Illumina / BeadArrayFiles

Python library to parse file formats related to Illumina bead arrays
46 stars 33 forks source link

Gentrain score in ClusterFile.py #26

Open Derrup opened 3 years ago

Derrup commented 3 years ago

Hi! It was my understanding that the GenTrain score is "project" dependent and does not come from the cluster file. Is this correct? If so, what does the score calculated in the GenTrain.py module refer to?

If not, am I correct in assuming that, when creating a GenomeStudio project with the same manifest and cluster file, I should always be getting the same GenTrain score for a certain SNP regardless of the samples?

jjzieve commented 3 years ago

Hi @Derrup, the "GenTrain score" on the GenomeStudio interface is the "Cluster Score" encoded into the cluster file (i.e. https://github.com/Illumina/BeadArrayFiles/blob/develop/module/ClusterFile.py#L184). You should get the same values per SNP if using the same manifest and cluster file, regardless of the samples. I would not call that "project dependent" however, because there are other states tied to a project that are saved in GenomeStudio that this library does not take into account (e.g. .bsc files).

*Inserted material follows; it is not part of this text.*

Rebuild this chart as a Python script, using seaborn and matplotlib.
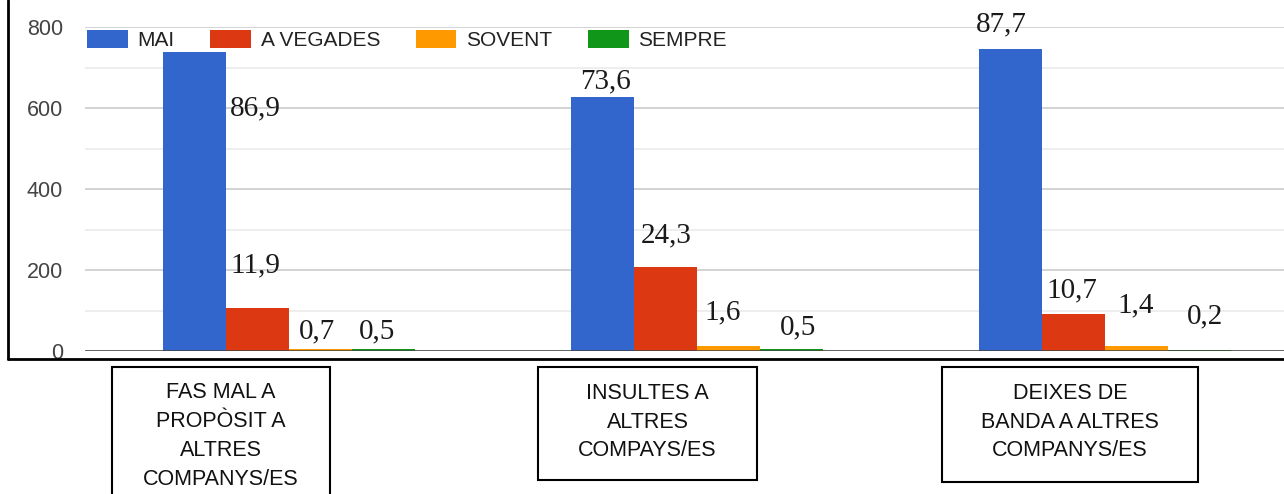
import matplotlib
matplotlib.use("Agg")
import matplotlib.pyplot as plt
import seaborn as sns
import pandas as pd
from matplotlib.patches import Patch, Rectangle
from matplotlib.lines import Line2D
from matplotlib.ticker import MultipleLocator

# ---------------- data ----------------
items = ["FAS MAL A\nPROPÒSIT A\nALTRES\nCOMPANYS/ES",
         "INSULTES A\nALTRES\nCOMPAYS/ES",
         "DEIXES DE\nBANDA A ALTRES\nCOMPANYS/ES"]
responses = ["MAI", "A VEGADES", "SOVENT", "SEMPRE"]
mai = [738, 626, 746]
a_vegades = [105, 207, 91]
sovent = [6, 13, 12]
sempre = [4, 4, 2]
pct_labels = [["86,9", "11,9", "0,7", "0,5"],
              ["73,6", "24,3", "1,6", "0,5"],
              ["87,7", "10,7", "1,4", "0,2"]]
y_ticks = [0, 200, 400, 600, 800]

colors = ["#3366cc", "#dc3912", "#ff9900", "#109618"]

# ---------------- layout (text positions, not data) ----------------
lab_dx = [[-0.083, -0.083, 0.069, 0.216],
          [-0.225, -0.076, 0.064, 0.248],
          [-0.255, -0.081, 0.076, 0.245]]
lab_y = [[583, 193, 32, 32],
         [649, 267, 77, 40],
         [788, 133, 96, 69]]

W, H = 1284, 494
def fx(px):
    return px / W
def fy(py):
    return 1 - py / H

rows = []
for i, it in enumerate(items):
    for r, vals in zip(responses, [mai, a_vegades, sovent, sempre]):
        rows.append({"item": i, "resp": r, "count": vals[i]})
df = pd.DataFrame(rows)

sns.set_style("white")
plt.rcParams["font.family"] = ["Liberation Sans", "DejaVu Sans"]

fig = plt.figure(figsize=(W / 100, H / 100), dpi=100)
ax = fig.add_axes([fx(85), fy(351), fx(1224), (351 - 27) / H])

sns.barplot(data=df, x="item", y="count", hue="resp", hue_order=responses,
            palette=colors, width=0.62, ax=ax, legend=False,
            saturation=1, linewidth=0, errorbar=None)

ax.set_xlim(-0.5, 2.5)
ax.set_ylim(0, 800)
ax.set_yticks(y_ticks)
ax.set_yticklabels([str(t) for t in y_ticks], fontsize=15.5, color="#444444")
ax.yaxis.set_minor_locator(MultipleLocator(100))
ax.tick_params(axis="y", which="both", length=0, pad=15.8)
ax.set_xticks([])
ax.set_xlabel("")
ax.set_ylabel("")
ax.grid(axis="y", which="major", color="#cccccc", linewidth=1.2)
ax.grid(axis="y", which="minor", color="#ebebeb", linewidth=1.2)
ax.set_axisbelow(True)
for s in ax.spines.values():
    s.set_visible(False)
ax.axhline(0, color="#444444", linewidth=1.8, zorder=3)

# percentage labels
for i in range(len(items)):
    for j in range(len(responses)):
        ax.text(i + lab_dx[i][j], lab_y[i][j], pct_labels[i][j],
                ha="center", va="baseline", fontsize=21, color="#1a1a1a",
                family=["Liberation Serif", "DejaVu Serif"], clip_on=False, zorder=5)

# legend
handles = [Patch(facecolor=c, edgecolor="none") for c in colors]
leg = ax.legend(handles, responses, ncol=4, loc="center left",
                bbox_to_anchor=(fx(87), fy(40)), bbox_transform=fig.transFigure,
                frameon=False, fontsize=15, handlelength=1.95, handleheight=0.95,
                handletextpad=0.48, columnspacing=1.7, borderpad=0, borderaxespad=0)
for t in leg.get_texts():
    t.set_color("#222222")

# outer frame lines
fig.add_artist(Line2D([fx(8), fx(8)], [fy(359), fy(0)], color="black", linewidth=2))
fig.add_artist(Line2D([fx(8), fx(W)], [fy(359), fy(359)], color="black", linewidth=2))

# category boxes
boxes = [(112, 367, 330, 500, 436), (538, 367, 757, 480, 422), (942, 367, 1198, 482, 422)]
for (x0, y0, x1, y1, yc), label in zip(boxes, items):
    fig.add_artist(Rectangle((fx(x0), fy(y1)), fx(x1 - x0), (y1 - y0) / H,
                             transform=fig.transFigure, fill=False,
                             edgecolor="black", linewidth=1.5))
    fig.text(fx((x0 + x1) / 2), fy(yc), label, ha="center", va="center",
             fontsize=15.5, color="#111111", linespacing=1.48, multialignment="center")

fig.savefig("out.png", dpi=100)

I'm not sure what you mean by the "GenTrain.py module" but maybe you meant the GenotypeCalls.py module? That "score" reflects the genotype score encoded in a GTC file (i.e. https://github.com/Illumina/BeadArrayFiles/blob/develop/module/GenotypeCalls.py#L411). In GenomeStudio, on the "Full Data Table" tab, this would be the "Score" per SNP and per sample.